Non-commutative measure theory: Henkin and analytic functionals on $\mathrm{C}^*$-algebras

Abstract: Henkin functionals on non-commutative $\mathrm{C}^*$-algebras have recently emerged as a pivotal link between operator theory and complex function theory in several variables. Our aim in this paper is characterize these functionals through a notion of absolute continuity, inspired by a seminal theorem of Cole and Range. To do this, we recast the problem as a question in non-commutative measure theory. We develop a Glicksberg--K\"onig--Seever decomposition of the dual space of a $\mathrm{C}^*$-algebra into an absolutely continuous part and a singular part, relative to a fixed convex subset of states.
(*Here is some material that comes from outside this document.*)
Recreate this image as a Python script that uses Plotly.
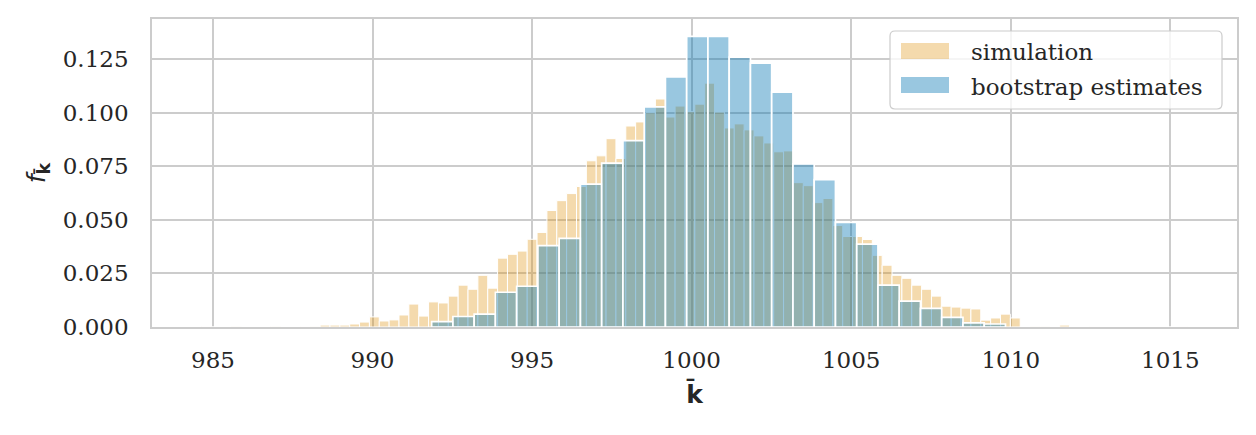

Leveraging this tool, we show that Henkin functionals are absolutely continuous with respect to the so-called analytic functionals if and only if a certain compatibility condition is satisfied by the ambient weak-$*$ topology. In contrast with the classical setting, the issue of stability under absolute continuity is not automatic in this non-commutative framework, and we illustrate its key role in sharpening our description of Henkin functionals. Our machinery yields new insight when specialized to the multiplier algebras of the Drury--Arveson space and of the Dirichlet space, and to Popescu's noncommutative disc algebra. As another application, we make a contribution to the theory of non-commutative peak and interpolation sets.